Driving There for the First Time

There are many stereotypes floating around about the Welfare Queen or the steak-and-lobster moochers who use their food stamps to sneakily continuing a life of luxury when so many others truly need the assistance. Using this context, it should be said that Darlena and her husband did have a Mercedes, but with several provisos: it was from before their new situation; the car had been fully paid off and selling it to pay for groceries would mean making payments on a car, a debt they couldn’t afford; and the Mercedes was in fine working condition, whereas a new “affordable” car might have to be replaced each year.

Even with that in mind, it doesn’t change the burning shame Darlena felt when she drove to the church to pick up assistance for the first time, and felt everyone’s eyes boring holes into her. Even worse was when she was standing in line at a supermarket, paying for root beer with coupons. A shopper behind her chastised her for her choice, but another shopper came to Darlena’s defense. “Who are you, the soda police?” the stranger said. “Anyone bother you about the pound of candy you’re buying?”

It Can Happen to Anyone

Darlena’s received a lot of feedback from her article, with opinions ranging from supportive to extremely critical. The ones who fall into the latter category accuse her of not really knowing what it’s like to be poor, of not selling her Mercedes, and of still having prospects for the future. But is that really fair? Should being poor have the same face everywhere? Should people like Darlena, who fall unexpectedly on hard times, have to suffer more than most because of their previous perch?
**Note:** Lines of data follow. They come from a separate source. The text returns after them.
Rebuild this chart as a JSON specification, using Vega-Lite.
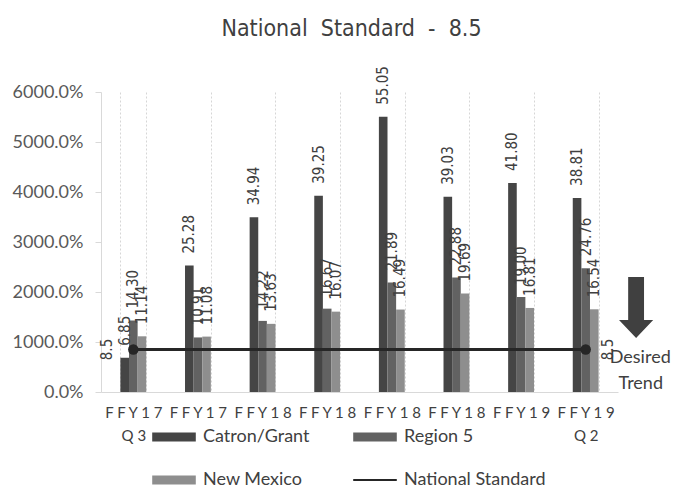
{
  "$schema": "https://vega.github.io/schema/vega-lite/v6.json",
  "width": 517,
  "height": 300,
  "autosize": {"type": "none"},
  "padding": {"left": 101, "top": 92, "right": 57, "bottom": 99},
  "background": "white",
  "title": {
    "text": "National\u00a0 Standard\u00a0 -\u00a0 8.5",
    "font": "DejaVu Sans Condensed",
    "fontSize": 23,
    "fontWeight": "normal",
    "color": "#404040",
    "anchor": "middle",
    "dx": -8,
    "offset": 25
  },
  "datasets": {
    "bars": [
      {"quarter": "FFY17 Q3", "series": "Catron/Grant", "value": 6.85},
      {"quarter": "FFY17 Q3", "series": "Region 5", "value": 14.30},
      {"quarter": "FFY17 Q3", "series": "New Mexico", "value": 11.14},
      {"quarter": "FFY17 Q4", "series": "Catron/Grant", "value": 25.28},
      {"quarter": "FFY17 Q4", "series": "Region 5", "value": 10.91},
      {"quarter": "FFY17 Q4", "series": "New Mexico", "value": 11.08},
      {"quarter": "FFY18 Q1", "series": "Catron/Grant", "value": 34.94},
      {"quarter": "FFY18 Q1", "series": "Region 5", "value": 14.22},
      {"quarter": "FFY18 Q1", "series": "New Mexico", "value": 13.63},
      {"quarter": "FFY18 Q2", "series": "Catron/Grant", "value": 39.25},
      {"quarter": "FFY18 Q2", "series": "Region 5", "value": 16.67},
      {"quarter": "FFY18 Q2", "series": "New Mexico", "value": 16.07},
      {"quarter": "FFY18 Q3", "series": "Catron/Grant", "value": 55.05},
      {"quarter": "FFY18 Q3", "series": "Region 5", "value": 21.89},
      {"quarter": "FFY18 Q3", "series": "New Mexico", "value": 16.49},
      {"quarter": "FFY18 Q4", "series": "Catron/Grant", "value": 39.03},
      {"quarter": "FFY18 Q4", "series": "Region 5", "value": 22.88},
      {"quarter": "FFY18 Q4", "series": "New Mexico", "value": 19.69},
      {"quarter": "FFY19 Q1", "series": "Catron/Grant", "value": 41.80},
      {"quarter": "FFY19 Q1", "series": "Region 5", "value": 19.00},
      {"quarter": "FFY19 Q1", "series": "New Mexico", "value": 16.81},
      {"quarter": "FFY19 Q2", "series": "Catron/Grant", "value": 38.81},
      {"quarter": "FFY19 Q2", "series": "Region 5", "value": 24.76},
      {"quarter": "FFY19 Q2", "series": "New Mexico", "value": 16.54}
    ],
    "national": [
      {"quarter": "FFY17 Q3", "value": 8.5},
      {"quarter": "FFY17 Q4", "value": 8.5},
      {"quarter": "FFY18 Q1", "value": 8.5},
      {"quarter": "FFY18 Q2", "value": 8.5},
      {"quarter": "FFY18 Q3", "value": 8.5},
      {"quarter": "FFY18 Q4", "value": 8.5},
      {"quarter": "FFY19 Q1", "value": 8.5},
      {"quarter": "FFY19 Q2", "value": 8.5}
    ]
  },
  "config": {
    "view": {"stroke": null},
    "font": "Lato"
  },
  "resolve": {"scale": {"x": "independent"}},
  "layer": [
    {
      "layer": [
        {
          "data": {"name": "bars"},
          "mark": {"type": "bar"},
          "encoding": {
            "x": {
              "field": "quarter",
              "type": "nominal",
              "scale": {
                "domain": ["FFY17 Q3", "FFY17 Q4", "FFY18 Q1", "FFY18 Q2", "FFY18 Q3", "FFY18 Q4", "FFY19 Q1", "FFY19 Q2"],
                "paddingInner": 0.6,
                "paddingOuter": 0.3
              },
              "axis": {
                "title": null,
                "labelAngle": 0,
                "tickBand": "extent",
                "ticks": false,
                "grid": true,
                "gridColor": "#d6d6d6",
                "gridDash": [2, 2],
                "gridWidth": 1,
                "domainColor": "#d9d9d9",
                "labelFont": "Lato",
                "labelFontSize": 15,
                "labelColor": "#404040",
                "labelPadding": 13,
                "labelLineHeight": 23,
                "labelBaseline": "top",
                "labelExpr": "(datum.label == 'FFY17 Q3' || datum.label == 'FFY19 Q2') ? [join(split(split(datum.label, ' ')[0], ''), ' '), join(split(split(datum.label, ' ')[1], ''), ' ')] : join(split(split(datum.label, ' ')[0], ''), ' ')"
              }
            },
            "xOffset": {
              "field": "series",
              "type": "nominal",
              "scale": {"domain": ["Catron/Grant", "Region 5", "New Mexico"], "paddingInner": 0, "paddingOuter": 0}
            },
            "y": {
              "field": "value",
              "type": "quantitative",
              "scale": {"domain": [0, 60], "nice": false},
              "axis": {
                "title": null,
                "format": ".1%",
                "values": [0, 10, 20, 30, 40, 50, 60],
                "labelOverlap": false,
                "grid": false,
                "domainColor": "#d9d9d9",
                "tickColor": "#d9d9d9",
                "tickSize": 6,
                "labelPadding": 12,
                "labelFont": "Lato",
                "labelFontSize": 18,
                "labelColor": "#595959"
              }
            },
            "color": {
              "field": "series",
              "type": "nominal",
              "scale": {
                "domain": ["Catron/Grant", "Region 5", "New Mexico", "National Standard"],
                "range": ["#454545", "#626262", "#8e8e8e", "#262626"]
              },
              "legend": {
                "title": null,
                "orient": "none",
                "legendX": 51,
                "legendY": 323,
                "direction": "horizontal",
                "columns": 2,
                "columnPadding": 43,
                "rowPadding": 12,
                "symbolType": "M-1,-0.21H1V0.21H-1Z",
                "symbolSize": 1900,
                "symbolStrokeWidth": 0,
                "symbolOpacity": 1,
                "labelFont": "Lato",
                "labelFontSize": 18,
                "labelColor": "#404040",
                "labelOffset": 7,
                "labelLimit": 300,
                "encode": {
                  "symbols": {
                    "update": {
                      "shape": {"signal": "datum.label == 'National Standard' ? 'M-1,-0.05H1V0.05H-1Z' : 'M-1,-0.21H1V0.21H-1Z'"}
                    }
                  }
                }
              }
            }
          }
        },
        {
          "data": {"name": "bars"},
          "mark": {
            "type": "text",
            "angle": 270,
            "align": "left",
            "baseline": "middle",
            "dx": 12,
            "font": "DejaVu Sans Condensed",
            "fontSize": 15,
            "color": "#404040"
          },
          "encoding": {
            "x": {"field": "quarter", "type": "nominal"},
            "xOffset": {"field": "series", "type": "nominal"},
            "y": {"field": "value", "type": "quantitative"},
            "text": {"field": "value", "type": "quantitative", "format": ".2f"}
          }
        },
        {
          "data": {"name": "national"},
          "mark": {"type": "line", "color": "#262626", "strokeWidth": 3},
          "encoding": {
            "x": {"field": "quarter", "type": "nominal"},
            "y": {"field": "value", "type": "quantitative"}
          }
        },
        {
          "data": {"name": "national"},
          "transform": [{"filter": "datum.quarter == 'FFY17 Q3' || datum.quarter == 'FFY19 Q2'"}],
          "mark": {"type": "circle", "color": "#262626", "opacity": 1, "size": 110},
          "encoding": {
            "x": {"field": "quarter", "type": "nominal"},
            "y": {"field": "value", "type": "quantitative"}
          }
        },
        {
          "data": {"name": "national"},
          "transform": [{"filter": "datum.quarter == 'FFY17 Q3'"}],
          "mark": {
            "type": "text",
            "angle": 270,
            "align": "center",
            "baseline": "middle",
            "dy": -26,
            "font": "DejaVu Sans Condensed",
            "fontSize": 15,
            "color": "#404040"
          },
          "encoding": {
            "x": {"field": "quarter", "type": "nominal"},
            "y": {"field": "value", "type": "quantitative"},
            "text": {"field": "value", "type": "quantitative", "format": ".1f"}
          }
        },
        {
          "data": {"name": "national"},
          "transform": [{"filter": "datum.quarter == 'FFY19 Q2'"}],
          "mark": {
            "type": "text",
            "angle": 270,
            "align": "center",
            "baseline": "middle",
            "dy": 22,
            "font": "DejaVu Sans Condensed",
            "fontSize": 15,
            "color": "#404040"
          },
          "encoding": {
            "x": {"field": "quarter", "type": "nominal"},
            "y": {"field": "value", "type": "quantitative"},
            "text": {"field": "value", "type": "quantitative", "format": ".1f"}
          }
        }
      ]
    },
    {
      "data": {"values": [{}]},
      "layer": [
        {
          "mark": {
            "type": "point",
            "shape": "M-0.26,-1H0.26V0.41H0.56L0,1L-0.56,0.41H-0.26Z",
            "filled": true,
            "color": "#404040",
            "opacity": 1,
            "size": 3721
          },
          "encoding": {
            "x": {"datum": 1.035, "type": "quantitative", "scale": {"domain": [0, 1], "nice": false, "zero": false}, "axis": null},
            "y": {"datum": 16.9, "type": "quantitative"}
          }
        },
        {
          "mark": {"type": "text", "font": "Lato", "fontSize": 18, "color": "#404040", "align": "center", "baseline": "middle", "text": "Desired"},
          "encoding": {
            "x": {"datum": 1.043, "type": "quantitative"},
            "y": {"datum": 6.8, "type": "quantitative"}
          }
        },
        {
          "mark": {"type": "text", "font": "Lato", "fontSize": 18, "color": "#404040", "align": "center", "baseline": "middle", "text": "Trend"},
          "encoding": {
            "x": {"datum": 1.044, "type": "quantitative"},
            "y": {"datum": 1.6, "type": "quantitative"}
          }
        }
      ]
    }
  ]
}
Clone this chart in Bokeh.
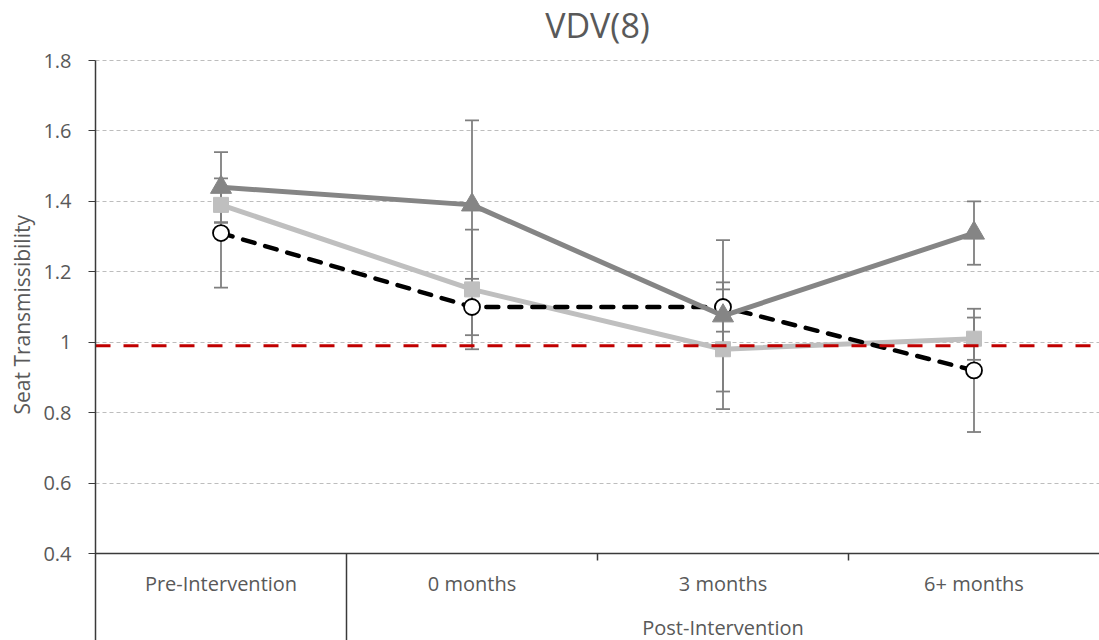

It took a lot of guts to bring even more attention to her story, which involves a Mercedes, but doing so helped shed more light on the issue and continue the conversation. It’s also a perfect example of how losing almost everything can happen to almost anyone, and a lesson in being more careful about judging people. It’s a smart idea to be careful of what you say to people who show up at food banks in a Mercedes, because one day, you could be behind the wheel.


Ingrid Rock Walker
# Ingrid Rock Walker
Thursday, July 10, 2014 8:17 AM
I can understand Darlena's situation, I lived it! I grew up in an upper middle class family, My father owned his own company and My mother was a stay at home wife. My parents worked hard for eveverything we had and all it took were a couple of bad business decisions to end it all. They lost everything! I remember seeing my dad cry for the first time ever because he had let his family down.I was with my mom the first time she had to apply for foodstamps, It was ugly! The looks and attitude she recieved were hurtful. I'm a mother of two, twins and now due to the economy my husband and I have become Darlena and my mother. It can happen to any of us, So don't juge!!!!!!!
Geri DeShazo
# Geri DeShazo
Thursday, July 10, 2014 8:17 AM
Great story! Sometimes living without is a lesson from our GOD! Jesus suffered why shouldn't we!!! Once you have struggled thru divorce, ill family members, being I'll yourself and you just keep having everything ripped from your being, you just begin to want to give up!!! Well this girl has just begun the fight and those that have done me wrong with ill intentions are finally gonna get served!!! No threats no reactions, just REAL honest to God! Served!!!! I only serve One and that the only getting served I intend on!!! May God bless those who have held me back!!! You know who you are!!!!
# kathy
Thursday, July 10, 2014 8:17 AM
Only the people living in there home know s what is going on ,do you think they want to go for food stamps if they don't get help they would be living in the streets when you loose a pay check it is hard the price of every thing is so high if you have some savings you have to make it last every day something can happen and if need $5 .00 where are you going to get if ,please don't look down anyone who needs help.